Sunday 30 November 2008

Wife having headache

A husband emerged from the bathroom naked and was climbing into bed when his wife complained, as usual, "I have a headache."
"Perfect" her husband said. "I was just in the bathroom powdering my penis with aspirin. You can take it orally or as a suppository...it's up to you!"

Wednesday 26 November 2008

True meaning of the word Service

At one time in my life, I thought I understood the meaning of the word “service.”

The act of doing things for other people. Then I heard the terms: Internal Revenue Service, Postal Service, Civil Service, Service Stations, Customer Service, City Public Service, and I became confused about the word “service.” This is not what I thought “Service” meant.

Then one day, I overheard two farmers talking, and one of them mentioned that he was having a bull “Service” a few of his cows.

WHAM!! It all came into perspective! Now I understand what all those “Service” agencies are doing to us.

Thursday 20 November 2008

Englishman and American aboard Cruise liner

An Englishman and an American are lying side-by-side on deck chairs aboard a cruise liner. Soon enough they strike up a conversation, which begins with the American ticking off the Englishman saying, "You English are all so tight-arsed. You've got to learn how to loosen up a bit. You'all set yourselves apart too much. Look at me for example, I have Italian blood, French blood, some Polish blood, a little Indian blood, and even some Swedish blood.

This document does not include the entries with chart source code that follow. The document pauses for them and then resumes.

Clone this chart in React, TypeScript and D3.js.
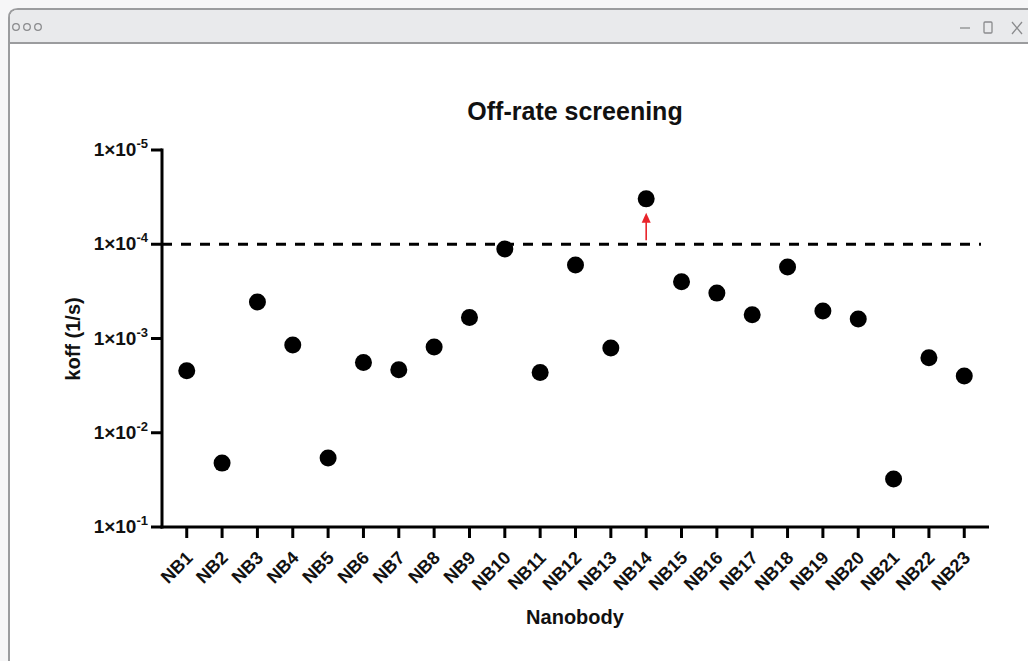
import React from "react";
import * as d3 from "d3";

const categories = ["NB1","NB2","NB3","NB4","NB5","NB6","NB7","NB8","NB9","NB10","NB11","NB12","NB13","NB14","NB15","NB16","NB17","NB18","NB19","NB20","NB21","NB22","NB23"];
const koffValues = [2.2e-3, 2.1e-2, 4.1e-4, 1.17e-3, 1.85e-2, 1.8e-3, 2.15e-3, 1.23e-3, 6.0e-4, 1.12e-4, 2.3e-3, 1.66e-4, 1.26e-3, 3.3e-5, 2.5e-4, 3.3e-4, 5.6e-4, 1.74e-4, 5.1e-4, 6.2e-4, 3.1e-2, 1.6e-3, 2.5e-3];
const yTickExps = [-5, -4, -3, -2, -1];
const thresholdValue = 1e-4;
const highlighted = "NB14";

const FONT = "'Liberation Sans', Arial, Helvetica, sans-serif";

export default function App() {
  const W = 1028, H = 661;
  const left = 162, right = 989, top = 150, bottom = 527;
  const x = d3.scalePoint<string>().domain(categories).range([left, right]).padding(0.7);
  const y = d3.scaleLog().domain([1e-5, 1e-1]).range([top, bottom]);
  const hx = x(highlighted)!;
  const hy = y(koffValues[categories.indexOf(highlighted)]);

  return (
    <svg width={W} height={H} style={{ position: "absolute", left: 0, top: 0, background: "#fff" }}>
      {/* window chrome */}
      <rect x={0} y={0} width={W} height={H} fill="#f6f6f7" />
      <path d={`M9,${H + 5} L9,18 Q9,9 18,9 L${W + 5},9 L${W + 5},${H + 5} Z`} fill="#fff" stroke="#9b9c9e" strokeWidth={2} />
      <path d={`M10,43 L10,18 Q10,10 18,10 L${W + 5},10 L${W + 5},43 Z`} fill="#e9eaec" />
      <line x1={9} x2={W} y1={43} y2={43} stroke="#9b9c9e" strokeWidth={2} />
      {[16, 27, 38].map((cx) => (
        <circle key={cx} cx={cx} cy={27} r={3.3} fill="none" stroke="#8a8b8d" strokeWidth={1.3} />
      ))}
      <line x1={960} x2={970} y1={28} y2={28} stroke="#8a8b8d" strokeWidth={1.3} />
      <rect x={984} y={22} width={8} height={11} rx={1} fill="none" stroke="#8a8b8d" strokeWidth={1.3} />
      <path d="M1012,22 L1022,34 M1022,22 L1012,34" stroke="#8a8b8d" strokeWidth={1.3} />

      {/* title */}
      <text x={575} y={120} textAnchor="middle" fontFamily={FONT} fontWeight="bold" fontSize={25} fill="#111">Off-rate screening</text>

      {/* threshold dashed line */}
      <line x1={left} x2={right - 8} y1={y(thresholdValue)} y2={y(thresholdValue)} stroke="#000" strokeWidth={3} strokeDasharray="10 9" />

      {/* axes */}
      <line x1={left} x2={left} y1={top - 1.5} y2={bottom + 1.5} stroke="#000" strokeWidth={3} />
      <line x1={left - 1.5} x2={right} y1={bottom} y2={bottom} stroke="#000" strokeWidth={3} />
      {yTickExps.map((e) => {
        const ty = y(Math.pow(10, e));
        return (
          <g key={e}>
            <line x1={left - 11} x2={left} y1={ty} y2={ty} stroke="#000" strokeWidth={3} />
            <text x={left - 14} y={ty + 6} textAnchor="end" fontFamily={FONT} fontWeight="bold" fontSize={19} fill="#111">
              1×10<tspan dy={-8} fontSize={13}>{String(e)}</tspan>
            </text>
          </g>
        );
      })}
      {categories.map((c) => {
        const tx = x(c)!;
        return (
          <g key={c}>
            <line x1={tx} x2={tx} y1={bottom} y2={bottom + 11} stroke="#000" strokeWidth={3} />
            <text transform={`translate(${tx + 7},${bottom + 32}) rotate(-45)`} textAnchor="end" fontFamily={FONT} fontWeight="bold" fontSize={18} fill="#111">{c}</text>
          </g>
        );
      })}

      {/* axis labels */}
      <text x={575} y={624} textAnchor="middle" fontFamily={FONT} fontWeight="bold" fontSize={20} fill="#111">Nanobody</text>
      <text transform={`translate(80,339) rotate(-90)`} textAnchor="middle" fontFamily={FONT} fontWeight="bold" fontSize={20} fill="#111">koff (1/s)</text>

      {/* points */}
      {categories.map((c, i) => (
        <circle key={c} cx={x(c)!} cy={y(koffValues[i])} r={8.5} fill="#000" />
      ))}

      {/* red arrow */}
      <line x1={hx} x2={hx} y1={y(thresholdValue) - 4} y2={hy + 22} stroke="#e8232a" strokeWidth={1.6} />
      <path d={`M${hx - 4.5},${hy + 24} L${hx + 4.5},${hy + 24} L${hx},${hy + 14} Z`} fill="#e8232a" />
    </svg>
  );
}
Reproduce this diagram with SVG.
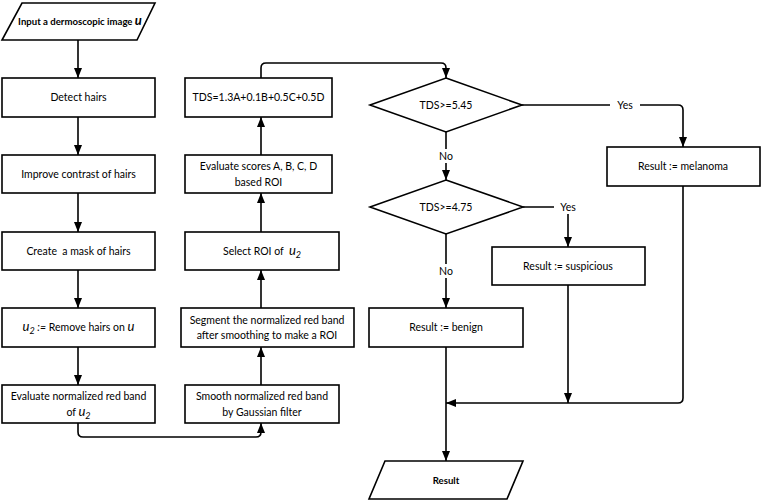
<svg xmlns="http://www.w3.org/2000/svg" width="762" height="502" viewBox="0 0 762 502">
<defs>
<marker id="ah" viewBox="0 0 10 8" refX="10" refY="4" markerWidth="10" markerHeight="8" markerUnits="userSpaceOnUse" orient="auto"><path d="M0,0 L10,4 L0,8 z" fill="#000"/></marker>
<style>
.box{fill:#fff;stroke:#000;stroke-width:1.6}
.t{font-family:Lato,"Open Sans",sans-serif;font-size:10.5px;fill:#000;text-anchor:middle}
.b{font-weight:bold;font-size:9.6px}
.it{font-style:italic;font-size:13px}
.sub{font-style:italic;font-size:9px}
.c{fill:none;stroke:#000;stroke-width:1.6;marker-end:url(#ah)}
.lbl{fill:#fff}
</style>
</defs>
<g id="connectors">
<path class="c" d="M78,40 V78"/>
<path class="c" d="M78,117 V155"/>
<path class="c" d="M78,193 V232"/>
<path class="c" d="M78,270 V308"/>
<path class="c" d="M78,347 V385"/>
<path class="c" d="M78,423 V432 Q78,437 83,437 H256 Q261,437 261,432 V423"/>
<path class="c" d="M261,385 V347"/>
<path class="c" d="M261,308 V270"/>
<path class="c" d="M261,232 V193"/>
<path class="c" d="M261,155 V117"/>
<path class="c" d="M261,78 V68 Q261,63 266,63 H441 Q446,63 446,68 V78"/>
<path class="c" d="M446,132 V180"/>
<path class="c" d="M522,105 H678 Q683,105 683,110 V147"/>
<path class="c" d="M523,207 H568 V247"/>
<path class="c" d="M446,234 V308"/>
<path class="c" d="M568,285 V403"/>
<path class="c" d="M683,186 V398 Q683,403 678,403 H446"/>
<path class="c" d="M446,347 V461"/>
<rect class="lbl" x="434" y="149" width="24" height="14"/>
<text class="t" x="446" y="160">No</text>
<rect class="lbl" x="433" y="264" width="26" height="14"/>
<text class="t" x="446" y="275">No</text>
<rect class="lbl" x="610" y="98" width="30" height="14"/>
<text class="t" x="625" y="109">Yes</text>
<rect class="lbl" x="554" y="200" width="28" height="14"/>
<text class="t" x="568" y="211">Yes</text>
</g>
<g id="input">
<polygon class="box" points="22,3 155,3 137,40 2,40"/>
<text class="t b" x="80" y="25">Input a dermoscopic image <tspan class="it">u</tspan></text>
</g>
<g id="detect">
<rect class="box" x="2" y="78" width="153" height="39"/>
<text class="t" x="78.5" y="101">Detect hairs</text>
</g>
<g id="contrast">
<rect class="box" x="2" y="155" width="153" height="38"/>
<text class="t" x="78.5" y="178">Improve contrast of hairs</text>
</g>
<g id="mask">
<rect class="box" x="2" y="232" width="153" height="38"/>
<text class="t" x="78.5" y="255" xml:space="preserve">Create  a mask of hairs</text>
</g>
<g id="remove">
<rect class="box" x="2" y="308" width="153" height="39"/>
<text class="t" x="78.5" y="331" xml:space="preserve"><tspan class="it">u</tspan><tspan class="sub" dy="3">2</tspan><tspan dy="-3"> </tspan><tspan font-style="italic">:=</tspan> Remove hairs on <tspan class="it">u</tspan></text>
</g>
<g id="evalred">
<rect class="box" x="2" y="385" width="153" height="38"/>
<text class="t" x="78.5" y="400">Evaluate normalized red band</text>
<text class="t" x="78.5" y="416">of <tspan class="it">u</tspan><tspan class="sub" dy="3">2</tspan></text>
</g>
<g id="smooth">
<rect class="box" x="185" y="385" width="154" height="38"/>
<text class="t" x="262" y="400">Smooth normalized red band</text>
<text class="t" x="262" y="416">by Gaussian filter</text>
</g>
<g id="segment">
<rect class="box" x="181" y="308" width="173" height="39"/>
<text class="t" x="267" y="324">Segment the normalized red band</text>
<text class="t" x="267" y="339">after smoothing to make a ROI</text>
</g>
<g id="selectroi">
<rect class="box" x="185" y="232" width="154" height="38"/>
<text class="t" x="262" y="255" xml:space="preserve">Select ROI of  <tspan class="it">u</tspan><tspan class="sub" dy="3">2</tspan></text>
</g>
<g id="scores">
<rect class="box" x="185" y="155" width="147" height="38"/>
<text class="t" x="258.5" y="170">Evaluate scores A, B, C, D</text>
<text class="t" x="258.5" y="186">based ROI</text>
</g>
<g id="tds">
<rect class="box" x="185" y="78" width="147" height="39"/>
<text class="t" x="258.5" y="101">TDS=1.3A+0.1B+0.5C+0.5D</text>
</g>
<g id="d1">
<polygon class="box" points="446,78 522,105 446,132 370,105"/>
<text class="t" x="446" y="109">TDS&gt;=5.45</text>
</g>
<g id="d2">
<polygon class="box" points="446,180 523,207 446,234 370,207"/>
<text class="t" x="446" y="211">TDS&gt;=4.75</text>
</g>
<g id="melanoma">
<rect class="box" x="607" y="147" width="153" height="39"/>
<text class="t" x="683" y="170">Result := melanoma</text>
</g>
<g id="suspicious">
<rect class="box" x="492" y="247" width="153" height="38"/>
<text class="t" x="568" y="270">Result := suspicious</text>
</g>
<g id="benign">
<rect class="box" x="369" y="308" width="154" height="39"/>
<text class="t" x="446" y="331">Result := benign</text>
</g>
<g id="result">
<polygon class="box" points="385,461 523,461 507,499 369,499"/>
<text class="t b" x="446" y="484">Result</text>
</g>
</svg>
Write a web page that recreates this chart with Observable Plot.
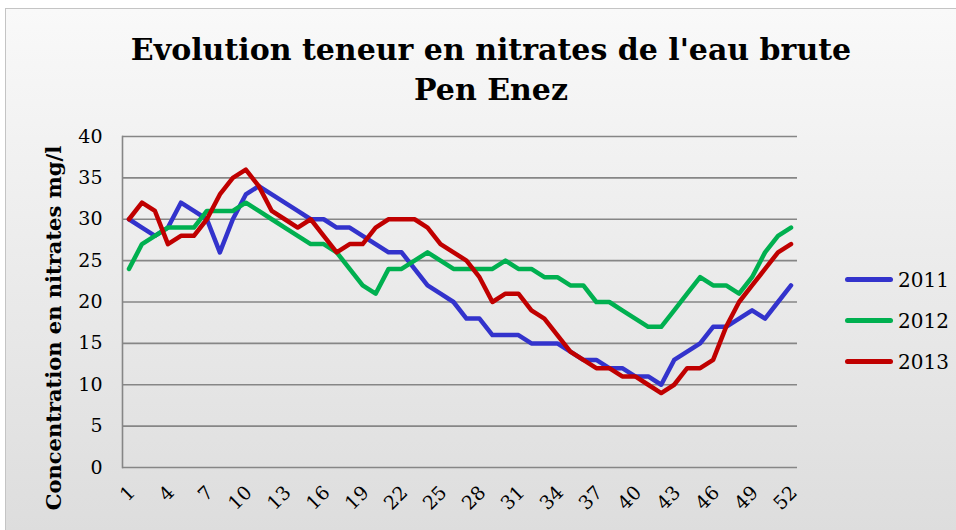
<!DOCTYPE html>
<html>
<head>
<meta charset="utf-8">
<script src="https://cdn.jsdelivr.net/npm/d3@7"></script>
<script src="https://cdn.jsdelivr.net/npm/@observablehq/plot@0.6"></script>
<style>
  html, body { margin: 0; padding: 0; background: #ffffff; width: 956px; height: 530px; overflow: hidden; }
  #frame { position: absolute; left: 5px; top: 8px; width: 980px; height: 560px; border: 1px solid #c4c4c4; background: linear-gradient(#f9f9f9, #dbdbdb); }
  #title { position: absolute; left: 0; top: 30px; width: 982px; text-align: center; font-family: 'DejaVu Serif', serif; font-weight: bold; font-size: 30px; line-height: 40px; color: #000; }
  #chart { position: absolute; left: 0; top: 110px; }
  #ylabel { position: absolute; left: 53px; top: 328px; transform: translate(-50%, -50%) rotate(-90deg); white-space: nowrap; font-family: 'DejaVu Serif', serif; font-weight: bold; font-size: 21px; color: #000; }
  #legend { position: absolute; left: 845px; top: 259px; font-family: 'DejaVu Serif', serif; font-size: 20px; color: #000; }
  .item { display: flex; align-items: center; height: 41px; }
  .swatch { width: 48px; height: 5px; border-radius: 3px; margin-right: 5px; }
</style>
</head>
<body>
<div id="frame"></div>
<div id="title">Evolution teneur en nitrates de l'eau brute<br>Pen Enez</div>
<div id="chart"></div>
<div id="ylabel"></div>
<div id="legend"></div>
<script>
const weeks = [1,2,3,4,5,6,7,8,9,10,11,12,13,14,15,16,17,18,19,20,21,22,23,24,25,26,27,28,29,30,31,32,33,34,35,36,37,38,39,40,41,42,43,44,45,46,47,48,49,50,51,52];
const years = ["2011", "2012", "2013"];
const colors = ["#3333cc", "#00b050", "#c00000"];
const y2011 = [30,29,28,29,32,31,30,26,30,33,34,33,32,31,30,30,29,29,28,27,26,26,24,22,21,20,18,18,16,16,16,15,15,15,14,13,13,12,12,11,11,10,13,14,15,17,17,18,19,18,20,22];
const y2012 = [24,27,28,29,29,29,31,31,31,32,31,30,29,28,27,27,26,24,22,21,24,24,25,26,25,24,24,24,24,25,24,24,23,23,22,22,20,20,19,18,17,17,19,21,23,22,22,21,23,26,28,29];
const y2013 = [30,32,31,27,28,28,30,33,35,36,34,31,30,29,30,28,26,27,27,29,30,30,30,29,27,26,25,23,20,21,21,19,18,16,14,13,12,12,11,11,10,9,10,12,12,13,17,20,22,24,26,27];
const xTicks = [1,4,7,10,13,16,19,22,25,28,31,34,37,40,43,46,49,52];
const yTicks = [0,5,10,15,20,25,30,35,40];
const yLabel = "Concentration en nitrates mg/l";

const series = [y2011, y2012, y2013];
const data = [];
years.forEach((yr, i) => weeks.forEach((w, j) => data.push({year: yr, week: w, value: series[i][j]})));

const plot = Plot.plot({
  width: 956,
  height: 420,
  marginTop: 26,
  marginBottom: 63,
  marginLeft: 122,
  marginRight: 159,
  style: { fontFamily: "'DejaVu Serif', serif", fontSize: "19px", background: "transparent", color: "#000" },
  x: { domain: [0.5, 52.5] },
  y: { domain: [0, 40] },
  color: { domain: years, range: colors },
  marks: [
    Plot.gridY(yTicks, { stroke: "#868686", strokeOpacity: 1, strokeWidth: 1.6 }),
    Plot.frame({ anchor: "left", stroke: "#868686", strokeWidth: 1.6 }),
    Plot.axisY({ ticks: yTicks, tickSize: 0, tickPadding: 20, fontSize: 19, label: null }),
    Plot.axisX({ ticks: xTicks, tickSize: 0, tickPadding: 22, tickRotate: -45, fontSize: 19, label: null, dx: 3 }),
    Plot.line(data, { x: "week", y: "value", z: "year", stroke: "year", strokeWidth: 4.5, strokeLinejoin: "round", strokeLinecap: "round" })
  ]
});
document.getElementById("chart").appendChild(plot);
document.getElementById("ylabel").textContent = yLabel;

const legend = document.getElementById("legend");
years.forEach((yr, i) => {
  const row = document.createElement("div");
  row.className = "item";
  row.innerHTML = `<div class="swatch" style="background:${colors[i]}"></div><span>${yr}</span>`;
  legend.appendChild(row);
});
</script>
</body>
</html>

What do you say to that?"

The Englishman says, "That's very sporting of your mother."

Sunday 16 November 2008

10 Things Not To Tell Your Girlfriend

10. Come on, who's gonna find out?

9. I promise you wont choke.

8. Can I get you in the pooper?

7. Trust me, I'm a professional.

6. Well, your sister likes it like that.

5. Wow look at the ass on her!

4. Now why cant your boobs be that big?

3. I gotta poop.

2. Oh you forgot to shave today too?

1. I think the condom broke 10 minutes ago.

Friday 14 November 2008

Chinese Sex

A Chinese man arranges for a hooker to come to his room for the evening. Once in the room they undress, climb into bed, and go at it.

When finished, the Chinese runs over to the window, takes a deep breath, dives under the bed, climbs out the other side, jumps back into the bed with the hooker and commences a repeat performance.

The hooker is impressed with the gusto of the second encounter.

When finished, the Chinese jumps up, runs over to the window, takes a deep breath, dives under the bed, climbs out the other side, jumps back into the bed with the hooker and starts again.

The hooker is amazed as this sequence is repeated four times.

During the fifth encore, she decides to try it herself. So when they were done she jumps up, goes to the window, and takes a deep breath of fresh air, dives under the bed,…and……finds four Chinese men.

Thursday 13 November 2008

The Witty Clerk

A woman went to a market in Mexico and very loudly and obnoxiously demanded a half a melon. The clerk told her politely that the melons were only sold whole, but she continued to rant about only wanting a half melon. The clerk excused himself and went to the back of the store to talk to the manager.

Not realizing that the customer had followed him. He told the manager, “A loud, rude, and obnoxious woman wants me to sell her a half a melon.”

He instantly realized that the woman was right behind him, and quickly aded, “And this nice lady wants to buy the other half.”

The manager cut the melon in half, sold it to the woman and, as she happily left the store, he turned to the clerk and complimented him on his quick reactions and his calmness under pressure.

“I am opening another store in Veracruz and I think you would be the perfect man to manage the whole operation,” he told the clerk.

“Veracruz!” said the clerk, “Who would want to live in Veracruz? There is nothing there except baseball players and whores.”

“My wife comes from Veracruz!” responded the boss.

“Oh” said the clerk. “And does your wife bat right-handed or left-handed?”

Tuesday 11 November 2008

Multiple Twins

A census taker in a rural area went up to a farmhouse and knocked. When a woman came to the door, he asked her how many children she had and their ages.

She said, “Lets’ see now, there’s the twins, Sally and Billy, they’re eighteen. And the twins, Seth & Beth, they’re sixteen. And the twins, Penny and Jenny, they’re fourteen… ”

“Hold on!” said the census taker, “Did you get twins EVERY time?”

The woman answered, “Heck no, there were hundreds of times we didn’t get nothing.”